• **Problem requirements**:
Without the images, write out the whole listing exactly.

==================================================

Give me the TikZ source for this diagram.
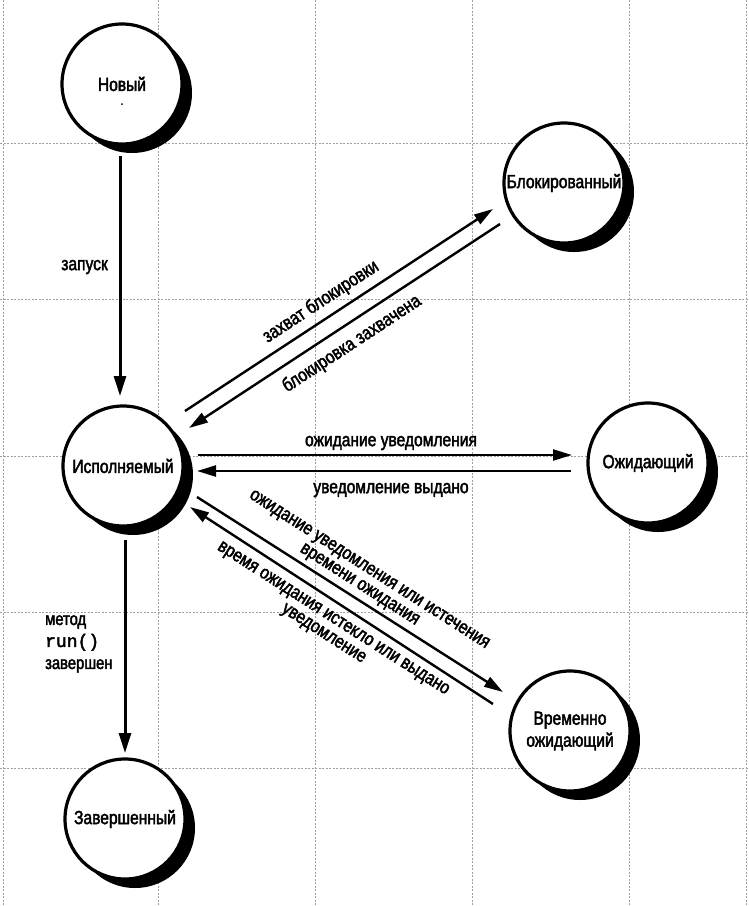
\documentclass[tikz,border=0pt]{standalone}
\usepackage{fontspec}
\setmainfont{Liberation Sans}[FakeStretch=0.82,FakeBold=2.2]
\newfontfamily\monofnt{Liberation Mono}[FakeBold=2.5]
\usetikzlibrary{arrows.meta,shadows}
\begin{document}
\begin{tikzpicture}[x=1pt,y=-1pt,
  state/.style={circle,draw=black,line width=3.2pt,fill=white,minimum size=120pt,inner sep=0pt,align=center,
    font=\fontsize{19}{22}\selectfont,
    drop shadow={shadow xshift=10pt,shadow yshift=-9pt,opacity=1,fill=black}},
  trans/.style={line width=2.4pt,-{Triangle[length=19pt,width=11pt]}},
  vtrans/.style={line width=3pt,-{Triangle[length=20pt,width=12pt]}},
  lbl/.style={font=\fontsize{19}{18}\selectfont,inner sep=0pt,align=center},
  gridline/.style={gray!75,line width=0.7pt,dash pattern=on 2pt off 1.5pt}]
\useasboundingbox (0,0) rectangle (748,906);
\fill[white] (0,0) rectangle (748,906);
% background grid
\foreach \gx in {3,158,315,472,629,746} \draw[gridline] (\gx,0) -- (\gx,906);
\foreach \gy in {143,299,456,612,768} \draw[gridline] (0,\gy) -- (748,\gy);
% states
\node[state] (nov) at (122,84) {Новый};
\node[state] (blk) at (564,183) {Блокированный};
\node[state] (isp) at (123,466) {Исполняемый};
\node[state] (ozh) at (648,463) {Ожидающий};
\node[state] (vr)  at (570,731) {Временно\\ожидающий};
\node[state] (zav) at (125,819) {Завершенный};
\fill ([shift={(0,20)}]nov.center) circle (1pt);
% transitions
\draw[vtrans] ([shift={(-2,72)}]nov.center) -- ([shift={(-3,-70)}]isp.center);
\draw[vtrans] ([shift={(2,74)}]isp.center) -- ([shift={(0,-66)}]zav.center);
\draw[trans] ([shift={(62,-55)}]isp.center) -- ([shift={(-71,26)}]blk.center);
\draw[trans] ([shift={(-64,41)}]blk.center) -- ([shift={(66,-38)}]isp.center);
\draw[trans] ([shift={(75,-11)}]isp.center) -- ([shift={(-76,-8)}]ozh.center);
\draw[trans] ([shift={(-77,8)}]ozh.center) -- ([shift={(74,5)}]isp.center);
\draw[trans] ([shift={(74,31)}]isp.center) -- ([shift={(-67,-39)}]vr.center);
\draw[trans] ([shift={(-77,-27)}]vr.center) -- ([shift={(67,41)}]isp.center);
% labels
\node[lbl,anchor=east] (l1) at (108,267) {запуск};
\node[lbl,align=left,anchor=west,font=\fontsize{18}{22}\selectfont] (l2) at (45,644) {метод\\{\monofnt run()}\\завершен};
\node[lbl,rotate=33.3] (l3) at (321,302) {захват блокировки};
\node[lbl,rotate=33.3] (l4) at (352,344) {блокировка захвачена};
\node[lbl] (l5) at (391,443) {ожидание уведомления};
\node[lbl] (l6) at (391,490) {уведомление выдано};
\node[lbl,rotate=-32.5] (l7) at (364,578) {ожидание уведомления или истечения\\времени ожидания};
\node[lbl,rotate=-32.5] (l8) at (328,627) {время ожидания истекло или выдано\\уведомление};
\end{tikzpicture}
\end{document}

==================================================

• **Exercise answer**:
Give me the TikZ source for this diagram.
\documentclass[tikz,border=0pt]{standalone}
\usepackage{fontspec}
\setmainfont{Liberation Sans}[FakeStretch=0.82,FakeBold=2.2]
\newfontfamily\monofnt{Liberation Mono}[FakeBold=2.5]
\usetikzlibrary{arrows.meta,shadows}
\begin{document}
\begin{tikzpicture}[x=1pt,y=-1pt,
  state/.style={circle,draw=black,line width=3.2pt,fill=white,minimum size=120pt,inner sep=0pt,align=center,
    font=\fontsize{19}{22}\selectfont,
    drop shadow={shadow xshift=10pt,shadow yshift=-9pt,opacity=1,fill=black}},
  trans/.style={line width=2.4pt,-{Triangle[length=19pt,width=11pt]}},
  vtrans/.style={line width=3pt,-{Triangle[length=20pt,width=12pt]}},
  lbl/.style={font=\fontsize{19}{18}\selectfont,inner sep=0pt,align=center},
  gridline/.style={gray!75,line width=0.7pt,dash pattern=on 2pt off 1.5pt}]
\useasboundingbox (0,0) rectangle (748,906);
\fill[white] (0,0) rectangle (748,906);
% background grid
\foreach \gx in {3,158,315,472,629,746} \draw[gridline] (\gx,0) -- (\gx,906);
\foreach \gy in {143,299,456,612,768} \draw[gridline] (0,\gy) -- (748,\gy);
% states
\node[state] (nov) at (122,84) {Новый};
\node[state] (blk) at (564,183) {Блокированный};
\node[state] (isp) at (123,466) {Исполняемый};
\node[state] (ozh) at (648,463) {Ожидающий};
\node[state] (vr)  at (570,731) {Временно\\ожидающий};
\node[state] (zav) at (125,819) {Завершенный};
\fill ([shift={(0,20)}]nov.center) circle (1pt);
% transitions
\draw[vtrans] ([shift={(-2,72)}]nov.center) -- ([shift={(-3,-70)}]isp.center);
\draw[vtrans] ([shift={(2,74)}]isp.center) -- ([shift={(0,-66)}]zav.center);
\draw[trans] ([shift={(62,-55)}]isp.center) -- ([shift={(-71,26)}]blk.center);
\draw[trans] ([shift={(-64,41)}]blk.center) -- ([shift={(66,-38)}]isp.center);
\draw[trans] ([shift={(75,-11)}]isp.center) -- ([shift={(-76,-8)}]ozh.center);
\draw[trans] ([shift={(-77,8)}]ozh.center) -- ([shift={(74,5)}]isp.center);
\draw[trans] ([shift={(74,31)}]isp.center) -- ([shift={(-67,-39)}]vr.center);
\draw[trans] ([shift={(-77,-27)}]vr.center) -- ([shift={(67,41)}]isp.center);
% labels
\node[lbl,anchor=east] (l1) at (108,267) {запуск};
\node[lbl,align=left,anchor=west,font=\fontsize{18}{22}\selectfont] (l2) at (45,644) {метод\\{\monofnt run()}\\завершен};
\node[lbl,rotate=33.3] (l3) at (321,302) {захват блокировки};
\node[lbl,rotate=33.3] (l4) at (352,344) {блокировка захвачена};
\node[lbl] (l5) at (391,443) {ожидание уведомления};
\node[lbl] (l6) at (391,490) {уведомление выдано};
\node[lbl,rotate=-32.5] (l7) at (364,578) {ожидание уведомления или истечения\\времени ожидания};
\node[lbl,rotate=-32.5] (l8) at (328,627) {время ожидания истекло или выдано\\уведомление};
\end{tikzpicture}
\end{document}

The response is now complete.